Leadership, not simple management, the key factor to performance on track!

On August 26th, Eric Boullier, team principal Renault F1, made some very interesting statements on the topics of leadership, management and on track performance, relevant to the decision to replace Nick Heidfeld as a driver: 

"Nick is a nice guy, but I think something did not work. His leadership didn't work in the team and when you are sometimes slower than Vitaly, in fact most of the time slower than Vitaly, it is difficult for him to push the team and to settle himself as the team leader.

"In the end if you talk about management, not just speed, when you have the negative spin starting, the negative loop, it is complicated to stop it.

"I don't say the performance of the team was because of Nick. The car is not good enough, we have not developed the car well enough, we made mistakes as well – but the loop is negative. So I had to change something in the team and I had to change some things with the drivers as well to shake up and wake up everybody. I need to bring this motivation back to make sure that we can shake up everything, and it is not easy."

( from Autorsport article’s dated 26-8-11 “ Nick Heidfeld didn't deliver speed or leadership, says Renault team principal” by Jonathan Noble http://www.autosport.com/news/report.php/id/93985 )

I find all of this very intriguing because in the fast paced and complex world of Formula 1 every single detail counts to develop and deliver performance on track; a driver not only has to have on-track talent, the ability to work well within the team is essential. Even more important the ability to show leadership to inspire people during difficult times and support concretely decision making relevant to continuos improvement. Fernando Alonso at Ferrari is currently showing just these kind of skills.


Leadership (seen as the ability to inspire and set new courses for change and development - in other words, to guide progress) is probably much more relevant in the fast paced of F1 than simple management: by now organizational systems to keep things in check are well developed; what is always more and more necessary is the drive and the energy to focus on continuos improvement. 
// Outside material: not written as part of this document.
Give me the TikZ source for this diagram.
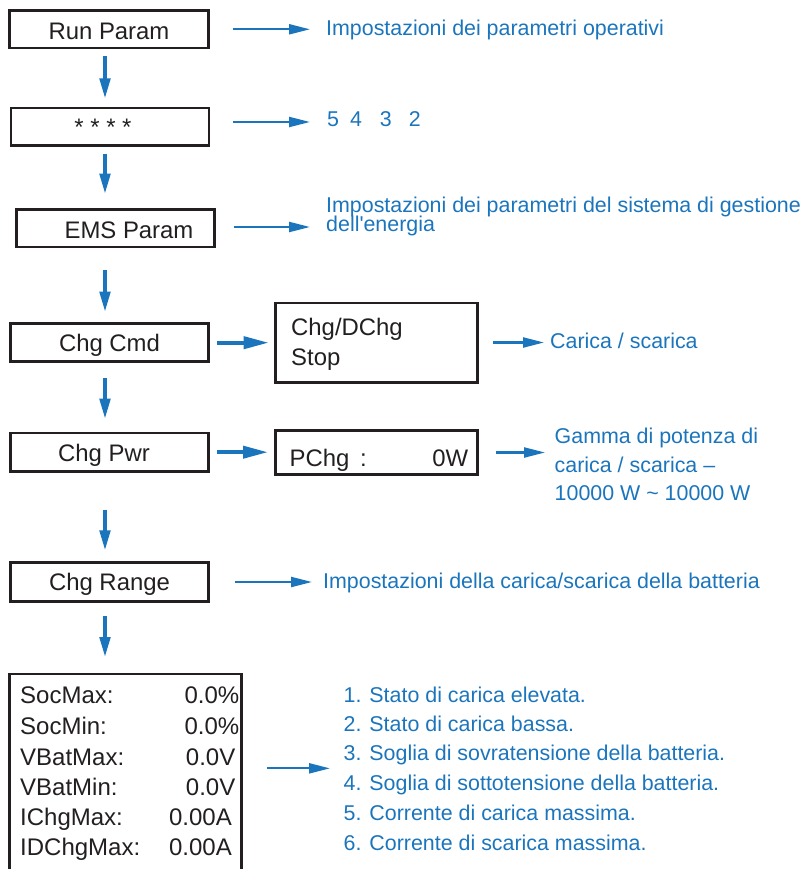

All of this is very much relevant not only in the F1 world but within any kind of organization (large or small) dealing with the fast paced, complex array of issues, problems and opportunities on a daily basis. 


Through an in depth analysis of the leadership dynamics within the motorsport world we can learn a lot about the leadership dynamics needed for this 21st century. We can learn a lot from Boullier work and career and we will focus more and more on these topics.